Sonuç olarak, medya ile teknoloji arasındaki ayrımı yapmak, eğitim süreçlerinde bunları ne zaman ve nasıl kullanılacağına dair yönergeler arandığında, önem kazamaktadır. Ham teknolojiye çok fazla anlam yüklemek, teknolojiye tüm sorunların çözümü olarak bakmak, özellikle eğitimde kişisel, sosyal ve kültürel bağlamlara yeterince odaklanmama tehlikesini doğurabilmektedir. Kısaca 'medya' ve 'teknoloji' terimleri, öğretme ve öğrenmede teknolojinin seçimi ve kullanımı hakkında farklı düşünme biçimlerini temsil etmektedir.
3. Dijital Eğitim İçerikleri
İçerik tasarım ilkeleri ile öğretim yöntem ve tekniklerinin birlikte kullanımına yönelik bir çok yaklaşım bulunmaktadır. Temel olarak, bir ders alanına yönelik gerçeklerin, kavramların, prosedürlerin, mevcut veya yeni bilgilerin, öğrencinin veya öğrenci grubunun öğrenme süreçlerinin desteklenmesi amacıyla birleştirilmesini içermektedir.
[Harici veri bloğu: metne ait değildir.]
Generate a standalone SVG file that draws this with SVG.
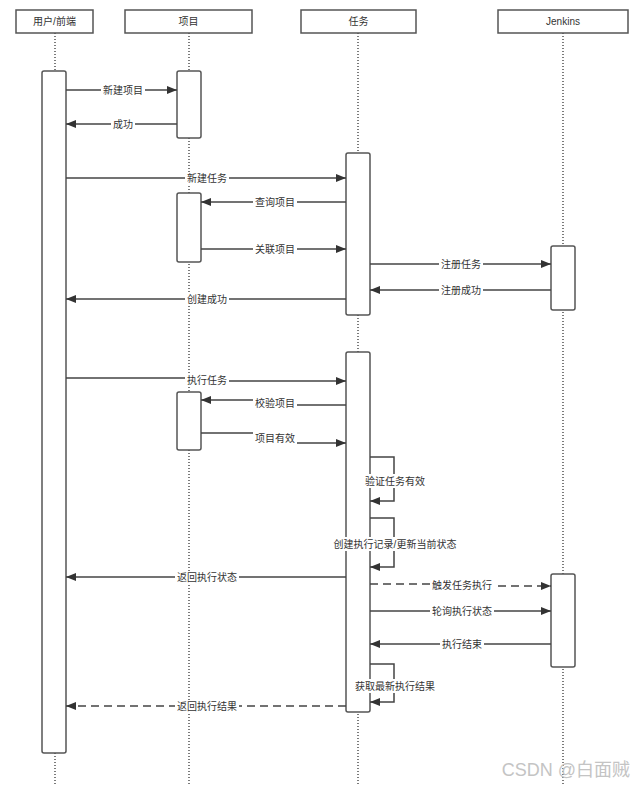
<svg xmlns="http://www.w3.org/2000/svg" width="644" height="785" viewBox="0 0 644 785">
<style>
.hdr{fill:#fff;stroke:#555;stroke-width:1.5}
.life{stroke:#444;stroke-width:1.4;stroke-dasharray:1 2;fill:none}
.act{fill:#fff;stroke:#555;stroke-width:1.5}
.msg{stroke:#444;stroke-width:1.5;fill:none}
.dash{stroke-dasharray:8 5}
.t{font-family:"Liberation Sans","Noto Sans CJK SC",sans-serif;font-size:10px;fill:#333;text-anchor:middle;dominant-baseline:central}
.bg{fill:#fff}
</style>
<defs>
<marker id="ah" viewBox="0 0 10 8" refX="10" refY="4" markerWidth="10" markerHeight="8" markerUnits="userSpaceOnUse" orient="auto">
<path d="M0,0 L10,4 L0,8 Z" fill="#333"/>
</marker>
</defs>
<rect width="644" height="785" fill="#fff"/>

<g id="user">
<line class="life" x1="55" y1="33" x2="55" y2="785"/>
<rect class="hdr" x="16" y="10" width="77" height="23"/>
<text class="t" x="54.5" y="21.5">用户/前端</text>
<rect class="act" x="42" y="71" width="24" height="682" rx="2"/>
</g>

<g id="project">
<line class="life" x1="189" y1="33" x2="189" y2="785"/>
<rect class="hdr" x="125" y="10" width="127" height="23"/>
<text class="t" x="188.5" y="21.5">项目</text>
<rect class="act" x="177" y="71" width="24" height="67" rx="2"/>
<rect class="act" x="177" y="193" width="24" height="69" rx="2"/>
<rect class="act" x="177" y="392" width="24" height="58" rx="2"/>
</g>

<g id="task">
<line class="life" x1="358" y1="33" x2="358" y2="785"/>
<rect class="hdr" x="301" y="10" width="115" height="23"/>
<text class="t" x="358.5" y="21.5">任务</text>
<rect class="act" x="346" y="153" width="24" height="162" rx="2"/>
<rect class="act" x="346" y="352" width="24" height="360" rx="2"/>
</g>

<g id="jenkins">
<line class="life" x1="563" y1="33" x2="563" y2="785"/>
<rect class="hdr" x="498" y="10" width="130" height="23"/>
<text class="t" x="563" y="21.5">Jenkins</text>
<rect class="act" x="551" y="246" width="24" height="64" rx="2"/>
<rect class="act" x="551" y="574" width="24" height="93" rx="2"/>
</g>

<g id="connectors">
<!-- 新建项目 -->
<line class="msg" x1="66" y1="90" x2="177" y2="90" marker-end="url(#ah)"/>
<!-- 成功 -->
<line class="msg" x1="177" y1="124" x2="66" y2="124" marker-end="url(#ah)"/>
<!-- 新建任务 -->
<line class="msg" x1="66" y1="178" x2="346" y2="178" marker-end="url(#ah)"/>
<!-- 查询项目 -->
<line class="msg" x1="346" y1="202" x2="201" y2="202" marker-end="url(#ah)"/>
<!-- 关联项目 -->
<line class="msg" x1="201" y1="249" x2="346" y2="249" marker-end="url(#ah)"/>
<!-- 注册任务 -->
<line class="msg" x1="370" y1="264" x2="551" y2="264" marker-end="url(#ah)"/>
<!-- 注册成功 -->
<line class="msg" x1="551" y1="290" x2="370" y2="290" marker-end="url(#ah)"/>
<!-- 创建成功 -->
<line class="msg" x1="346" y1="299" x2="66" y2="299" marker-end="url(#ah)"/>
<!-- 执行任务 -->
<polyline class="msg" points="66,378 207,378 207,381 346,381" marker-end="url(#ah)"/>
<!-- 校验项目 -->
<polyline class="msg" points="346,405 275,405 275,400 201,400" marker-end="url(#ah)"/>
<!-- 项目有效 -->
<polyline class="msg" points="201,433 275,433 275,443 346,443" marker-end="url(#ah)"/>
<!-- self loops -->
<polyline class="msg" points="370,457 394,457 394,501 370,501" marker-end="url(#ah)"/>
<polyline class="msg" points="370,518 394,518 394,567 370,567" marker-end="url(#ah)"/>
<!-- 返回执行状态 -->
<line class="msg" x1="346" y1="577" x2="66" y2="577" marker-end="url(#ah)"/>
<!-- 触发任务执行 -->
<polyline class="msg dash" points="370,584 462,584 462,586 551,586" marker-end="url(#ah)"/>
<!-- 轮询执行状态 -->
<line class="msg" x1="370" y1="611" x2="551" y2="611" marker-end="url(#ah)"/>
<!-- 执行结束 -->
<line class="msg" x1="551" y1="644" x2="370" y2="644" marker-end="url(#ah)"/>
<!-- 获取最新执行结果 -->
<polyline class="msg" points="370,664 394,664 394,702 370,702" marker-end="url(#ah)"/>
<!-- 返回执行结果 -->
<line class="msg dash" x1="346" y1="706" x2="66" y2="706" marker-end="url(#ah)"/>

<!-- labels -->
<rect class="bg" x="101" y="84" width="44" height="13"/><text class="t" x="123" y="90.5">新建项目</text>
<rect class="bg" x="111" y="118" width="24" height="13"/><text class="t" x="123" y="124.5">成功</text>
<rect class="bg" x="185" y="172" width="44" height="13"/><text class="t" x="207" y="178.5">新建任务</text>
<rect class="bg" x="253" y="196" width="44" height="13"/><text class="t" x="275" y="202.5">查询项目</text>
<rect class="bg" x="253" y="243" width="44" height="13"/><text class="t" x="275" y="249.5">关联项目</text>
<rect class="bg" x="439" y="258" width="44" height="13"/><text class="t" x="461" y="264.5">注册任务</text>
<rect class="bg" x="439" y="284" width="44" height="13"/><text class="t" x="461" y="290.5">注册成功</text>
<rect class="bg" x="185" y="293" width="44" height="13"/><text class="t" x="207" y="299.5">创建成功</text>
<rect class="bg" x="185" y="373" width="44" height="13"/><text class="t" x="207" y="380">执行任务</text>
<rect class="bg" x="253" y="397" width="44" height="13"/><text class="t" x="275" y="403.5">校验项目</text>
<rect class="bg" x="253" y="432" width="44" height="13"/><text class="t" x="275" y="438.5">项目有效</text>
<rect class="bg" x="363" y="474" width="64" height="14"/><text class="t" x="395" y="481">验证任务有效</text>
<rect class="bg" x="330" y="537" width="130" height="14"/><text class="t" x="395" y="544">创建执行记录/更新当前状态</text>
<rect class="bg" x="175" y="571" width="64" height="13"/><text class="t" x="207" y="577.5">返回执行状态</text>
<rect class="bg" x="430" y="579" width="64" height="13"/><text class="t" x="462" y="585.5">触发任务执行</text>
<rect class="bg" x="430" y="605" width="64" height="13"/><text class="t" x="462" y="611.5">轮询执行状态</text>
<rect class="bg" x="440" y="638" width="44" height="13"/><text class="t" x="462" y="644.5">执行结束</text>
<rect class="bg" x="355" y="679" width="80" height="14"/><text class="t" x="395" y="686">获取最新执行结果</text>
<rect class="bg" x="175" y="700" width="64" height="13"/><text class="t" x="207" y="706.5">返回执行结果</text>
</g>

<text x="630" y="776" font-family="'Liberation Sans','Noto Sans CJK SC',sans-serif" font-size="18" fill="#c4c4c4" text-anchor="end">CSDN @白面贼</text>
</svg>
Eğitsel dijital içeriğin oluşturulması, yeniden kullanımı ve pedagojik kuramlar ile desteklenerek öğrenme-öğretme süreçlerinde kullanımı uzun bir süredir tartışılmaktadır. Bu strateji belgesi kapsamında, temelde kullanılan iki yaklaşım üzerine odaklanılacaktır. Bunlar “öğrenme nesneleri” ve “öğretim materyalleri” olarak adlandırılmaktadır. Her iki yaklaşım için eğitimcilerin veya üreticilerin uzlaştığı, istenen özelliklere sahip içerikler, içerik yönetim sistemleri gibi alanlarda net çözümler bulunmamaktadır.
İlk dönemde “öğrenme nesnesi” moda sözcüğü altında yönetilen, daha sonraları “öğrenme etkinliği” olarak ifade edilen ve geçen süreçte “öğretim tasarımı” olarak standartlarının belirlenmeye çalışıldığı bir süreçtir. Bu bölümde dijital eğitsel içeriklerin üretimi, uyarlanması ve yeniden kullanımı konusundaki iki yaklaşım, uzlaşmacı bir bakış açısıyla, metodolojik bir çerçevede incelenmektedir.